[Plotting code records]
┌──
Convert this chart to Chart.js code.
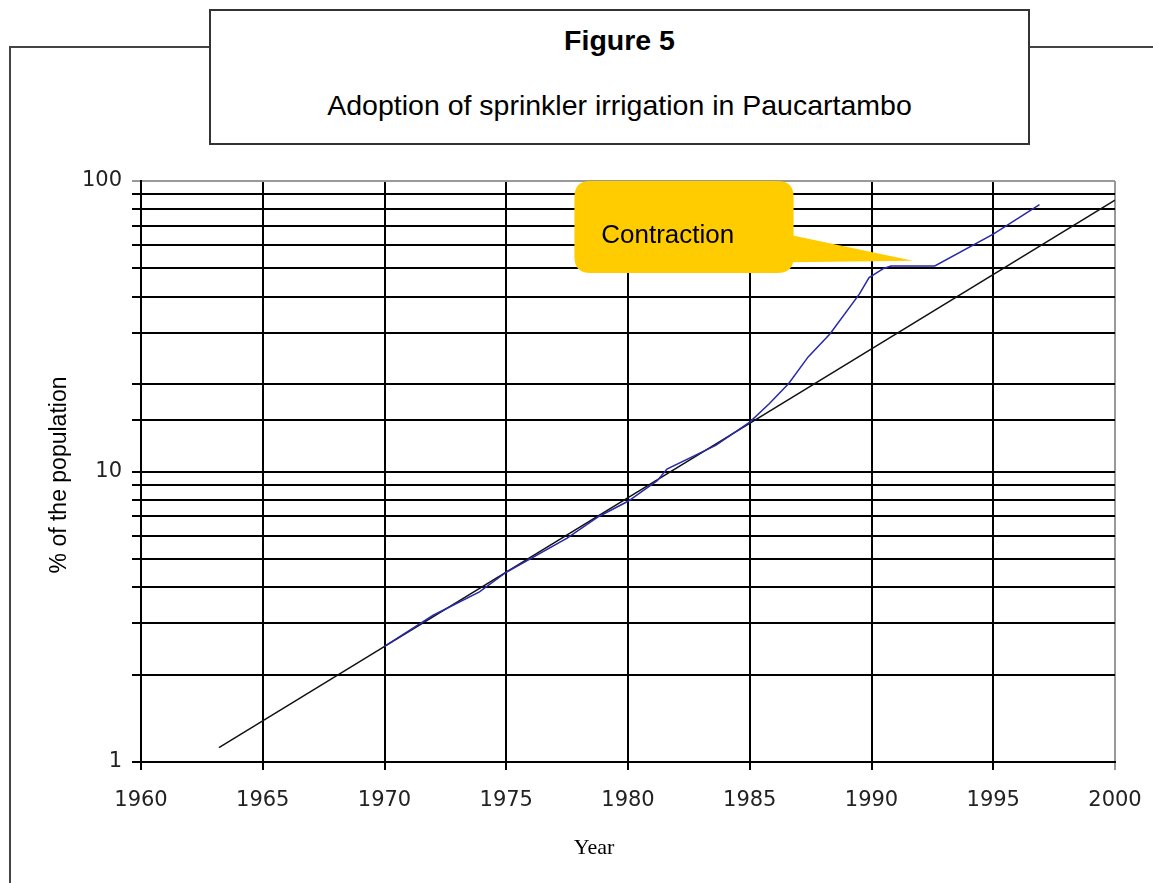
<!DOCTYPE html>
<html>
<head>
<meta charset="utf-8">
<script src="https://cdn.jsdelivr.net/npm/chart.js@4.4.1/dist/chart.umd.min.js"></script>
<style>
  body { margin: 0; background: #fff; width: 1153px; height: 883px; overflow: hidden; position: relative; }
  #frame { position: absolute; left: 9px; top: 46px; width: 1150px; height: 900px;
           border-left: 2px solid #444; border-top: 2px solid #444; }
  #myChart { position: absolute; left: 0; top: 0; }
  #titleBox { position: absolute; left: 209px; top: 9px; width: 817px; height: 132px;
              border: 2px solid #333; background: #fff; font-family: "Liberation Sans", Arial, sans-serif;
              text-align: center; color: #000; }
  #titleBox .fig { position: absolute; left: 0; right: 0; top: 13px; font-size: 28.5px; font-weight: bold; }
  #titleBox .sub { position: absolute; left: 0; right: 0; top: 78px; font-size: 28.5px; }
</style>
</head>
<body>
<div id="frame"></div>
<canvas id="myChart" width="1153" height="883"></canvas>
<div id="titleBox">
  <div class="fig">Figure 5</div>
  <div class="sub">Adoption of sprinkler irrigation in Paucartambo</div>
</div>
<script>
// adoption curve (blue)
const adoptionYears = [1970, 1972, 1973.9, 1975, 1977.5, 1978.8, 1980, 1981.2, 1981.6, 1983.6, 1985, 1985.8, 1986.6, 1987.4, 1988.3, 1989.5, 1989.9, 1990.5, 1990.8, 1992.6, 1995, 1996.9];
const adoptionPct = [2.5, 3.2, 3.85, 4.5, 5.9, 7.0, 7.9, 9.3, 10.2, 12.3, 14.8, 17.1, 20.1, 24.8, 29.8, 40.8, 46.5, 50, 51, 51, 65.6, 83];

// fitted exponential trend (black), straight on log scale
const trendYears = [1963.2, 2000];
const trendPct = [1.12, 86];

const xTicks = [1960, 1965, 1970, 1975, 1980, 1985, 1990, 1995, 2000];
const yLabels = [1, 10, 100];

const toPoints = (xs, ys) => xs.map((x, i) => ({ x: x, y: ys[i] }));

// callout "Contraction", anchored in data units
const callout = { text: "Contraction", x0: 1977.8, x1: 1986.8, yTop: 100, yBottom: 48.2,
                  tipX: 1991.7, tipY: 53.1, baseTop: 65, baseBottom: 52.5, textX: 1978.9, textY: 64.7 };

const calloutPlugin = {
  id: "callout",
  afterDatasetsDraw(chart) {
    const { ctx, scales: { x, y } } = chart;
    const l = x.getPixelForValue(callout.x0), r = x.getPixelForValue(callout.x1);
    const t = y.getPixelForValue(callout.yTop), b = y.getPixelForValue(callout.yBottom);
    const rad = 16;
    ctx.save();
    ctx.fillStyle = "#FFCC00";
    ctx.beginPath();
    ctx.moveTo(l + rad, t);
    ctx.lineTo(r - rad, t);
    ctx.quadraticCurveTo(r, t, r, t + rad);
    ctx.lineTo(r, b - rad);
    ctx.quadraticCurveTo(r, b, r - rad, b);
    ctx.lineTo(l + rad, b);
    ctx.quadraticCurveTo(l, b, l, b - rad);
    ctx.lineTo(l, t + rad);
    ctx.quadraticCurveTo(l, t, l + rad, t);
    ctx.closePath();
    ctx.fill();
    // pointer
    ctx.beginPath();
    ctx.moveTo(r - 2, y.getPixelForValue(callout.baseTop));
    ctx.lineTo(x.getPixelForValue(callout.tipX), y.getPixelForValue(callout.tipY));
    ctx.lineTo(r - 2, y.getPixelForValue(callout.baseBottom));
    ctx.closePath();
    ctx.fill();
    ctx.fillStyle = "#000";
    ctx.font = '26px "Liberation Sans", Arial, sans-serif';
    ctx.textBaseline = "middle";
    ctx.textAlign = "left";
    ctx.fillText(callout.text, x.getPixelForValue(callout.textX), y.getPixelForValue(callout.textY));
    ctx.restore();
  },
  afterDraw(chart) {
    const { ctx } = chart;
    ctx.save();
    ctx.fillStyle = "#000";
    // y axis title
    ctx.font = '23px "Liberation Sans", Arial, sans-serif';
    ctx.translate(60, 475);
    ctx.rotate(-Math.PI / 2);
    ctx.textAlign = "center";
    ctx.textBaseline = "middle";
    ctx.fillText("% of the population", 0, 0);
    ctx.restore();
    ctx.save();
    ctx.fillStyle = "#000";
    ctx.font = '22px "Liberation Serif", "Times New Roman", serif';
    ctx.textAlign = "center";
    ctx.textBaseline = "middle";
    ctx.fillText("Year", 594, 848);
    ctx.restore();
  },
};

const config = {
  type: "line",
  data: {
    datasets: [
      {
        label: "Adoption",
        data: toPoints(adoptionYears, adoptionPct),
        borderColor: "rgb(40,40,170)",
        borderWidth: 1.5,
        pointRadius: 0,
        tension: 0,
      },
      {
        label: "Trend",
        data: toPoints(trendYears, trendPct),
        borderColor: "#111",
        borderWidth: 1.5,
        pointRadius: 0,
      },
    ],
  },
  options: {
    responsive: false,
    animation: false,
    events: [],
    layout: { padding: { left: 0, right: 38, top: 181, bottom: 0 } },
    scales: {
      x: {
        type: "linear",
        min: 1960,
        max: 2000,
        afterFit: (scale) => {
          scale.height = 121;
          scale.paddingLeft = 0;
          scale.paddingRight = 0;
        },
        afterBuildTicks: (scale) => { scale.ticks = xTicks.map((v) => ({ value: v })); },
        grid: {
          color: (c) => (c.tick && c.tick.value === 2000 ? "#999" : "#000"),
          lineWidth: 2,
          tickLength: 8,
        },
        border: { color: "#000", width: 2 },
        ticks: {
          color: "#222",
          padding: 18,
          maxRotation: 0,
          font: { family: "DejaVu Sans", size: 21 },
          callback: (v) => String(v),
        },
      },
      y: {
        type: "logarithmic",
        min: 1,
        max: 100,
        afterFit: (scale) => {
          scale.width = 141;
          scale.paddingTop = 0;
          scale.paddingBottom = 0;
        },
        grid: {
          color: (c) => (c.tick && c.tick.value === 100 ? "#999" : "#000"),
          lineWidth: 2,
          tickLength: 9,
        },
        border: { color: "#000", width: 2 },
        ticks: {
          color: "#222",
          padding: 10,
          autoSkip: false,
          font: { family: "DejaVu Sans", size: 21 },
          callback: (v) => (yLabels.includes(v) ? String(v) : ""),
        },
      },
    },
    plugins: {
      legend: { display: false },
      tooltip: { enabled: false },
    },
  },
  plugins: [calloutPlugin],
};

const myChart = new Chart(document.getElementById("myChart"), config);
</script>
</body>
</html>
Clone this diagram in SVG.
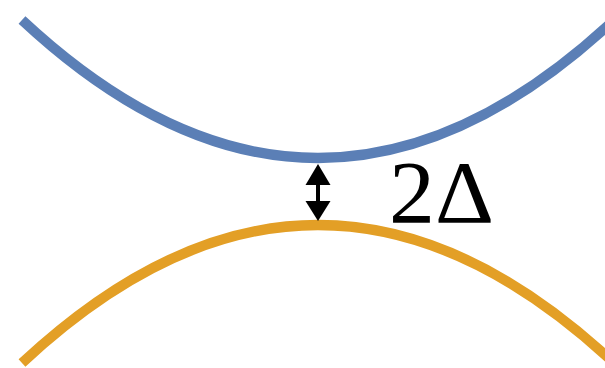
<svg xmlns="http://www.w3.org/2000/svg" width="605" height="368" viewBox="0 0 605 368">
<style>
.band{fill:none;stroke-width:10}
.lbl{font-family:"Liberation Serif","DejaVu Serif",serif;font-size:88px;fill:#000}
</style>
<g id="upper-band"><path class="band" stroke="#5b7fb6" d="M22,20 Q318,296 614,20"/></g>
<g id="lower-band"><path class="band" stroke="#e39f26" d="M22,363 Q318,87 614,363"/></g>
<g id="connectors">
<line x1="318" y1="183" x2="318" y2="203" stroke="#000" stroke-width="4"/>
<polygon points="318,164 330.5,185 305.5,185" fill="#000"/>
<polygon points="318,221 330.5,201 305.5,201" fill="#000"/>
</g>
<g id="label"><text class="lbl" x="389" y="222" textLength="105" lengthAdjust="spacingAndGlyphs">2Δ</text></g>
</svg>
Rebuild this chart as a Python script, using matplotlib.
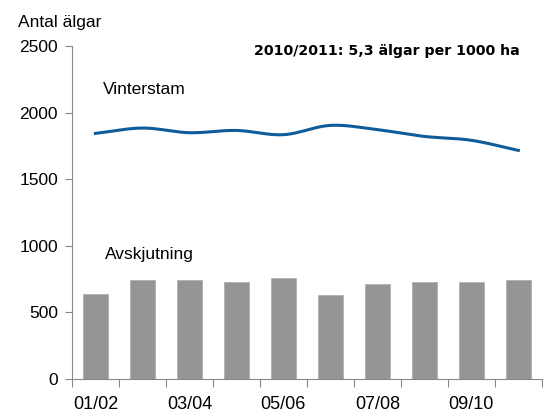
└──
What this task involves
Copy the entries exactly. Leave out the images.

Written answer
Convert this chart to Chart.js code.
<!DOCTYPE html>
<html>
<head>
<meta charset="utf-8">
<script src="https://cdn.jsdelivr.net/npm/chart.js@4.4.1/dist/chart.umd.min.js"></script>
<style>
  body { margin: 0; background: #fff; width: 1153px; height: 883px; overflow: hidden; position: relative; }
  #frame { position: absolute; left: 9px; top: 46px; width: 1150px; height: 900px;
           border-left: 2px solid #444; border-top: 2px solid #444; }
  #myChart { position: absolute; left: 0; top: 0; }
  #titleBox { position: absolute; left: 209px; top: 9px; width: 817px; height: 132px;
              border: 2px solid #333; background: #fff; font-family: "Liberation Sans", Arial, sans-serif;
              text-align: center; color: #000; }
  #titleBox .fig { position: absolute; left: 0; right: 0; top: 13px; font-size: 28.5px; font-weight: bold; }
  #titleBox .sub { position: absolute; left: 0; right: 0; top: 78px; font-size: 28.5px; }
</style>
</head>
<body>
<div id="frame"></div>
<canvas id="myChart" width="1153" height="883"></canvas>
<div id="titleBox">
  <div class="fig">Figure 5</div>
  <div class="sub">Adoption of sprinkler irrigation in Paucartambo</div>
</div>
<script>
// adoption curve (blue)
const adoptionYears = [1970, 1972, 1973.9, 1975, 1977.5, 1978.8, 1980, 1981.2, 1981.6, 1983.6, 1985, 1985.8, 1986.6, 1987.4, 1988.3, 1989.5, 1989.9, 1990.5, 1990.8, 1992.6, 1995, 1996.9];
const adoptionPct = [2.5, 3.2, 3.85, 4.5, 5.9, 7.0, 7.9, 9.3, 10.2, 12.3, 14.8, 17.1, 20.1, 24.8, 29.8, 40.8, 46.5, 50, 51, 51, 65.6, 83];

// fitted exponential trend (black), straight on log scale
const trendYears = [1963.2, 2000];
const trendPct = [1.12, 86];

const xTicks = [1960, 1965, 1970, 1975, 1980, 1985, 1990, 1995, 2000];
const yLabels = [1, 10, 100];

const toPoints = (xs, ys) => xs.map((x, i) => ({ x: x, y: ys[i] }));

// callout "Contraction", anchored in data units
const callout = { text: "Contraction", x0: 1977.8, x1: 1986.8, yTop: 100, yBottom: 48.2,
                  tipX: 1991.7, tipY: 53.1, baseTop: 65, baseBottom: 52.5, textX: 1978.9, textY: 64.7 };

const calloutPlugin = {
  id: "callout",
  afterDatasetsDraw(chart) {
    const { ctx, scales: { x, y } } = chart;
    const l = x.getPixelForValue(callout.x0), r = x.getPixelForValue(callout.x1);
    const t = y.getPixelForValue(callout.yTop), b = y.getPixelForValue(callout.yBottom);
    const rad = 16;
    ctx.save();
    ctx.fillStyle = "#FFCC00";
    ctx.beginPath();
    ctx.moveTo(l + rad, t);
    ctx.lineTo(r - rad, t);
    ctx.quadraticCurveTo(r, t, r, t + rad);
    ctx.lineTo(r, b - rad);
    ctx.quadraticCurveTo(r, b, r - rad, b);
    ctx.lineTo(l + rad, b);
    ctx.quadraticCurveTo(l, b, l, b - rad);
    ctx.lineTo(l, t + rad);
    ctx.quadraticCurveTo(l, t, l + rad, t);
    ctx.closePath();
    ctx.fill();
    // pointer
    ctx.beginPath();
    ctx.moveTo(r - 2, y.getPixelForValue(callout.baseTop));
    ctx.lineTo(x.getPixelForValue(callout.tipX), y.getPixelForValue(callout.tipY));
    ctx.lineTo(r - 2, y.getPixelForValue(callout.baseBottom));
    ctx.closePath();
    ctx.fill();
    ctx.fillStyle = "#000";
    ctx.font = '26px "Liberation Sans", Arial, sans-serif';
    ctx.textBaseline = "middle";
    ctx.textAlign = "left";
    ctx.fillText(callout.text, x.getPixelForValue(callout.textX), y.getPixelForValue(callout.textY));
    ctx.restore();
  },
  afterDraw(chart) {
    const { ctx } = chart;
    ctx.save();
    ctx.fillStyle = "#000";
    // y axis title
    ctx.font = '23px "Liberation Sans", Arial, sans-serif';
    ctx.translate(60, 475);
    ctx.rotate(-Math.PI / 2);
    ctx.textAlign = "center";
    ctx.textBaseline = "middle";
    ctx.fillText("% of the population", 0, 0);
    ctx.restore();
    ctx.save();
    ctx.fillStyle = "#000";
    ctx.font = '22px "Liberation Serif", "Times New Roman", serif';
    ctx.textAlign = "center";
    ctx.textBaseline = "middle";
    ctx.fillText("Year", 594, 848);
    ctx.restore();
  },
};

const config = {
  type: "line",
  data: {
    datasets: [
      {
        label: "Adoption",
        data: toPoints(adoptionYears, adoptionPct),
        borderColor: "rgb(40,40,170)",
        borderWidth: 1.5,
        pointRadius: 0,
        tension: 0,
      },
      {
        label: "Trend",
        data: toPoints(trendYears, trendPct),
        borderColor: "#111",
        borderWidth: 1.5,
        pointRadius: 0,
      },
    ],
  },
  options: {
    responsive: false,
    animation: false,
    events: [],
    layout: { padding: { left: 0, right: 38, top: 181, bottom: 0 } },
    scales: {
      x: {
        type: "linear",
        min: 1960,
        max: 2000,
        afterFit: (scale) => {
          scale.height = 121;
          scale.paddingLeft = 0;
          scale.paddingRight = 0;
        },
        afterBuildTicks: (scale) => { scale.ticks = xTicks.map((v) => ({ value: v })); },
        grid: {
          color: (c) => (c.tick && c.tick.value === 2000 ? "#999" : "#000"),
          lineWidth: 2,
          tickLength: 8,
        },
        border: { color: "#000", width: 2 },
        ticks: {
          color: "#222",
          padding: 18,
          maxRotation: 0,
          font: { family: "DejaVu Sans", size: 21 },
          callback: (v) => String(v),
        },
      },
      y: {
        type: "logarithmic",
        min: 1,
        max: 100,
        afterFit: (scale) => {
          scale.width = 141;
          scale.paddingTop = 0;
          scale.paddingBottom = 0;
        },
        grid: {
          color: (c) => (c.tick && c.tick.value === 100 ? "#999" : "#000"),
          lineWidth: 2,
          tickLength: 9,
        },
        border: { color: "#000", width: 2 },
        ticks: {
          color: "#222",
          padding: 10,
          autoSkip: false,
          font: { family: "DejaVu Sans", size: 21 },
          callback: (v) => (yLabels.includes(v) ? String(v) : ""),
        },
      },
    },
    plugins: {
      legend: { display: false },
      tooltip: { enabled: false },
    },
  },
  plugins: [calloutPlugin],
};

const myChart = new Chart(document.getElementById("myChart"), config);
</script>
</body>
</html>
Clone this diagram in SVG.
<svg xmlns="http://www.w3.org/2000/svg" width="605" height="368" viewBox="0 0 605 368">
<style>
.band{fill:none;stroke-width:10}
.lbl{font-family:"Liberation Serif","DejaVu Serif",serif;font-size:88px;fill:#000}
</style>
<g id="upper-band"><path class="band" stroke="#5b7fb6" d="M22,20 Q318,296 614,20"/></g>
<g id="lower-band"><path class="band" stroke="#e39f26" d="M22,363 Q318,87 614,363"/></g>
<g id="connectors">
<line x1="318" y1="183" x2="318" y2="203" stroke="#000" stroke-width="4"/>
<polygon points="318,164 330.5,185 305.5,185" fill="#000"/>
<polygon points="318,221 330.5,201 305.5,201" fill="#000"/>
</g>
<g id="label"><text class="lbl" x="389" y="222" textLength="105" lengthAdjust="spacingAndGlyphs">2Δ</text></g>
</svg>
Rebuild this chart as a Python script, using matplotlib.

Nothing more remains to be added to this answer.